Gärtners kritisches Pfingstsonntagsfrühstück: Alles gut
Es mag daran liegen, daß ich diese Zeilen, weil ich über Pfingsten müßiggehen will, vorfristig schreibe und noch nicht wieder genug passiert ist; oder daß ich meines ewigen Gemosers überdrüssig bin; oder schlicht daran, daß ich einen passenden Text für den schönen Kolumnentitel benötige.
Es gehe heute jedenfalls darum, wie gut doch alles sei; ja wie geradezu herrlich.

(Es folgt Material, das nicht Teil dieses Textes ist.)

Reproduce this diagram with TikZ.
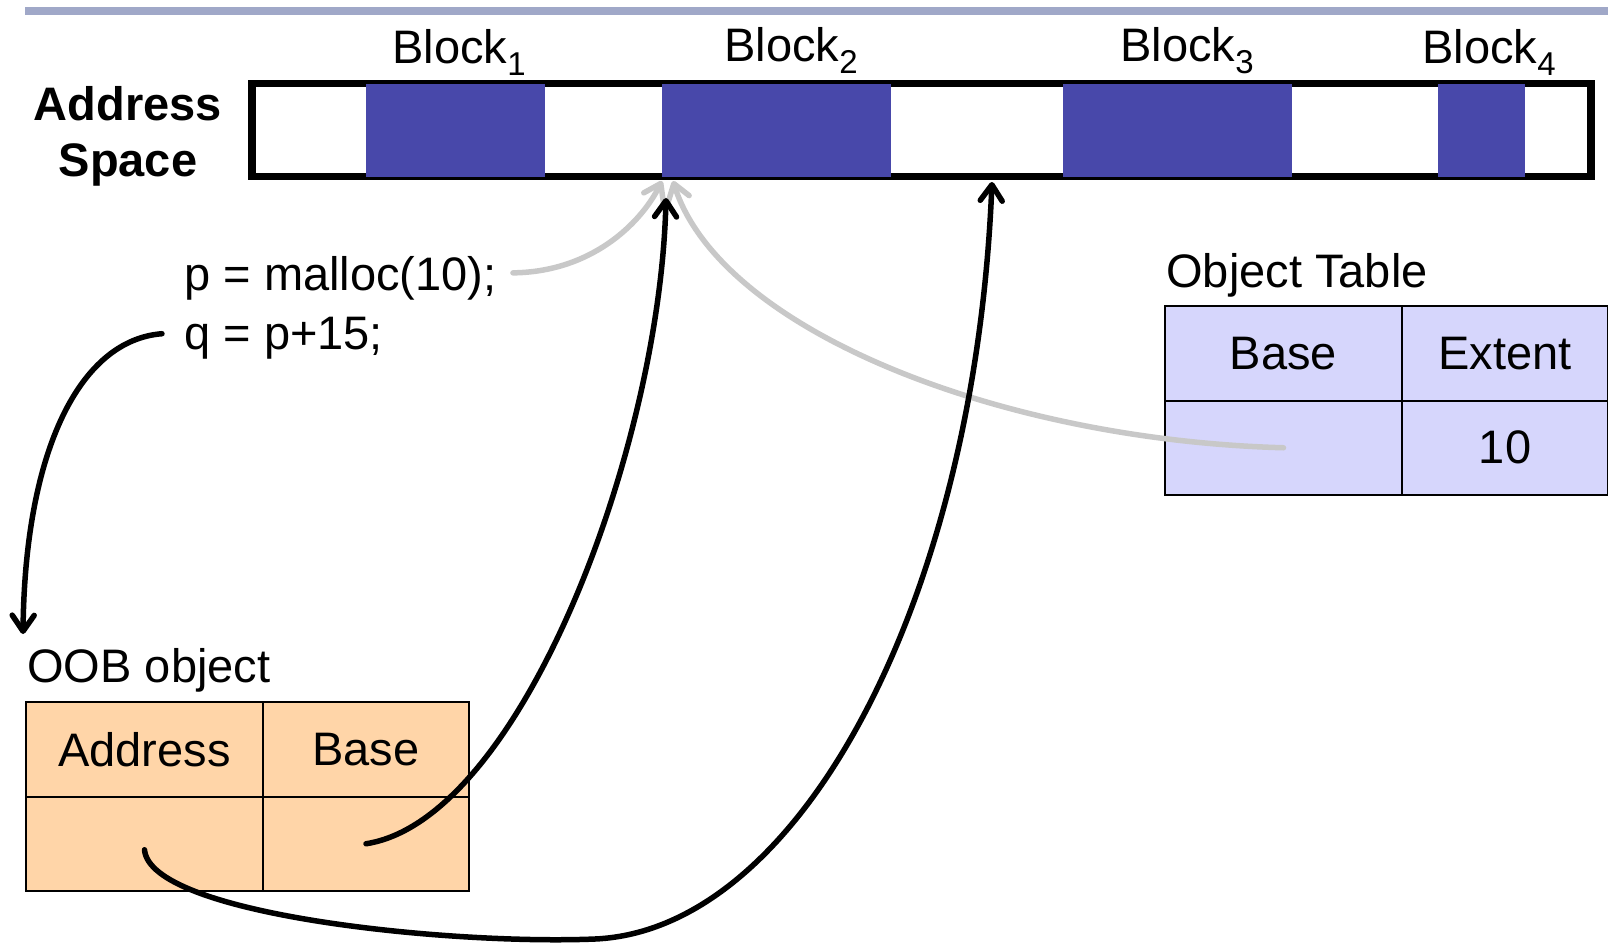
\documentclass[tikz,border=0pt]{standalone}
\usepackage{fontspec}
\setmainfont{Liberation Sans}
\usetikzlibrary{arrows.meta}
\definecolor{bandcol}{HTML}{A0A8C8}
\definecolor{blockcol}{HTML}{4848AA}
\definecolor{tabblue}{HTML}{D6D6FC}
\definecolor{tabpeach}{HTML}{FFD5A8}
\definecolor{linkgray}{HTML}{C8C8C8}
% block label with a lowered index
\newcommand{\blocklabel}[1]{Block\raisebox{-6pt}{\fontsize{16.5pt}{18pt}\selectfont #1}}
\begin{document}
\begin{tikzpicture}[x=0.5pt,y=-0.5pt,
  lbl/.style={inner sep=0pt, font=\fontsize{23.5pt}{28pt}\selectfont},
  cell/.style={draw=black, line width=1pt, inner sep=0pt, anchor=north west,
    minimum height=47.25pt, font=\fontsize{23.5pt}{28pt}\selectfont},
  widecell/.style={cell, minimum width=118.5pt},
  narrowcell/.style={cell, minimum width=103pt},
  link/.style={line width=2.75pt, line cap=round,
    -{Straight Barb[length=8pt,width=11pt,round]}},
  blacklink/.style={link, draw=black},
  graylink/.style={link, draw=linkgray}]
\useasboundingbox (0,0) rectangle (1608,944);

% title rule
\fill[bandcol] (25,7) rectangle (1608,15);

% address space with its four blocks
\draw[line width=3.75pt] (252,83.5) rectangle (1591,176.5);
\fill[blockcol] (366,83.5) rectangle (545,176.5);
\fill[blockcol] (662,83.5) rectangle (891,176.5);
\fill[blockcol] (1063,83.5) rectangle (1292,176.5);
\fill[blockcol] (1438,83.5) rectangle (1525,176.5);

\coordinate (b2left) at (662,181);
\coordinate (b2leftb) at (673,181);
\coordinate (b2ptr) at (666,198);
\coordinate (gapptr) at (992,182);

\node[lbl, anchor=base west] (blk1) at (392,63) {\blocklabel{1}};
\node[lbl, anchor=base west] (blk2) at (724,61) {\blocklabel{2}};
\node[lbl, anchor=base west] (blk3) at (1120,61) {\blocklabel{3}};
\node[lbl, anchor=base west] (blk4) at (1422,63) {\blocklabel{4}};

\node[lbl, font=\fontsize{23.5pt}{28pt}\selectfont\bfseries, anchor=base]
  (aslabel) at (128,120) {\begin{tabular}[t]{@{}c@{}}Address\\Space\end{tabular}};

% code
\node[lbl, anchor=base west] (malloc) at (184,290) {p = malloc(10);};
\node[lbl, anchor=base west] (qline) at (184,349) {q = p+15;};

% object table
\node[lbl, anchor=base west] (ottitle) at (1166,287) {Object Table};
\node[widecell, fill=tabblue] (othbase) at (1164,305) {Base};
\node[narrowcell, fill=tabblue] (othext) at (1401,305) {Extent};
\node[widecell, fill=tabblue] (otbase) at (1164,399.5) {};
\node[narrowcell, fill=tabblue] (otext) at (1401,399.5) {10};

% OOB object
\node[lbl, anchor=base west] (oobtitle) at (27,682) {OOB object};
\node[widecell, fill=tabpeach] (oobhaddr) at (25,701) {Address};
\node[narrowcell, fill=tabpeach] (oobhbase) at (262,701) {Base};
\node[widecell, fill=tabpeach] (oobaddr) at (25,795.5) {};
\node[narrowcell, fill=tabpeach] (oobbase) at (262,795.5) {};

% pointers
\draw[graylink] ([xshift=8pt,yshift=2.5pt]malloc.east)
  .. controls (590,272) and (640,225) .. (b2left);
\draw[graylink] (otbase.center)
  .. controls (1000,440) and (720,330) .. (b2leftb);
\draw[blacklink] ([xshift=-11pt,yshift=2pt]qline.west)
  .. controls (80,340) and (25,450) .. (23,634);
\draw[blacklink] (oobbase.center)
  .. controls (520,820) and (660,450) .. (b2ptr);
\draw[blacklink] ([yshift=-3pt]oobaddr.center)
  .. controls (150,915) and (450,945) .. (595,939)
  .. controls (800,930) and (975,600) .. (gapptr);
\end{tikzpicture}
\end{document}
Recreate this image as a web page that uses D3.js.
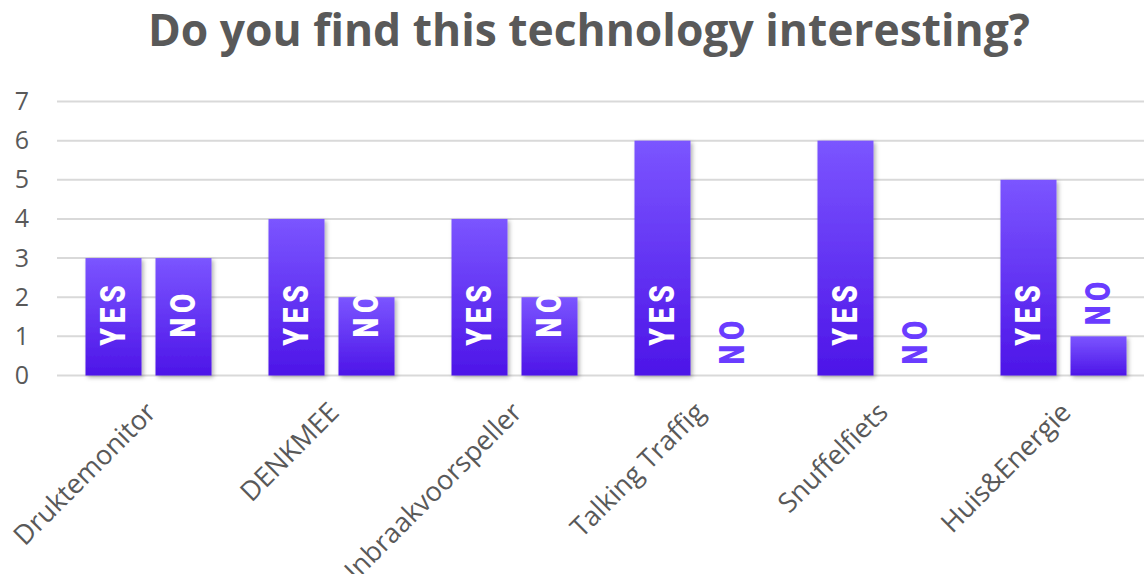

Der Fernseh-Wettermann Plöger z. B. kündigt Maitemperaturen von 33 Grad an und hält das nicht für ein Menetekel, sondern für „schönes Wetter“. In Koblenz waren es dann fast 35, der höchste Wert seit Beginn der Aufzeichnungen, und die Unwetter folgten prompt; und ich wohne Erdgeschoß und überlege bisweilen, ein Notfallköfferchen bereit zu halten, damit mir nicht irgendwann die mühsam erworbenen Anstreichungen im Adorno wegschwimmen; und denke mir weiters, daß es einem Fernseh-Wettermann, auch wenn ihm solche Sorgen fremd sein mögen, nicht schlecht zu Gesicht stünde, einfach mal zu sagen: Für die Jahreszeit zu warm. Aber der Wettermann, der ist halt für die guten Nachrichten da, und darüber wollen wir uns ja heute freuen.
In der druckfrischen „Konkret“ zitiert Kollege Leo Fischer aus einem Programm der Frankfurter Goethe-Universität, die einen „starken Start ins Studium“ ermöglichen will, und zwar mit Kursen wie „Bausteine der Grammatik“, „Selbstorganisation und Zielmanagement“ oder „VORbereitungskurs Literaturwissenschaften“, den z.B. Josefine glücklich absolviert hat: „Mir hat es sehr gut gefallen, daß wir über verschiedene Autoren gesprochen haben, da ich mich bisher mit deutscher Literatur nicht so viel beschäftigt habe. Mir hat es auch gefallen, daß wir auf die Unterschiede zwischen Drama, Prosa und Lyrik eingegangen sind. Ich wußte natürlich, daß es welche gibt, aber die Frage ist dann: Welche? Jetzt weiß ich es.“ Und wir für unseren Teil wissen und haben unseren Gefallen daran, daß mit der Bildungsrepublik Großdeutschland, an deren Hochschulen „die Alphabetisierung noch einmal nachgeholt“ wird (Fischer), alles zum wirklich Allerbesten steht, ja geradezu massiv zum Besten steht, wie es heute morgen in meinem geliebten Morgenblatt wieder derart massiv zuging, daß sogar der arme Sellering (Krebs) keinen Ausweg mehr sah und mitteilte, er habe sich jetzt einer „massiven Therapie“ zu unterziehen.
„... und es war alles, alles gut!“ Eichendorff, 1826
Variatio delectat? Auf die Unterschiede eingehen, ja überhaupt welche machen? Aber wo; bzw. sind wir nun alternativlos, oder sind wir es nicht? Deshalb geht auch das Plusquamperfekt seinem stillen Tod entgegen („Nachdem Männer aus dem arabischen Raum … Frauen sexuell belästigten und beklauten, herrschte in dieser Frage große Verunsicherung“, SZ, wo sonst) und es aber bei der Frühförderung heiter weiter; und hat die Deutsche Post Kinderbücher im Regal, die unter dem Reihentitel „Ich lerne“ auftreten: „Ich lerne: Spielen & Toben. Meine Freizeitgestaltung für drinnen und draußen“, und deshalb ist moderne Kindheit auch nicht mit der öden zu vergleichen, die, sagen wir, die Kinder aus Bullerbü hatten, die ganz ohne Anleitungen zur Freizeitgestaltung spielten und tobten, daß es nur so eine Art hatte, aber eben nicht die, die unsere „westliche Wertegemeinschaft“ (Dr. G. Seibt, München) immer reichlicher auszeichnet. Deren würgend komplementäre Hauptimpulse, Selbstvermarktung und Gängelung, sich nun in der Mode niederschlagen, die Kinder im Holzwagen vor dem Fahrrad spazierenzufahren. Irgendwas Holländisches und garantiert eine gute Möglichkeit, distinktionswirksam tausend Euro aus dem Fenster zu werfen.
Wo war ich? Ach ja. Daß alles gut ist. Deswegen sagen es ja auch alle immerzu. Wirklich ständig!
Es wird doch keine Beschwörung sein?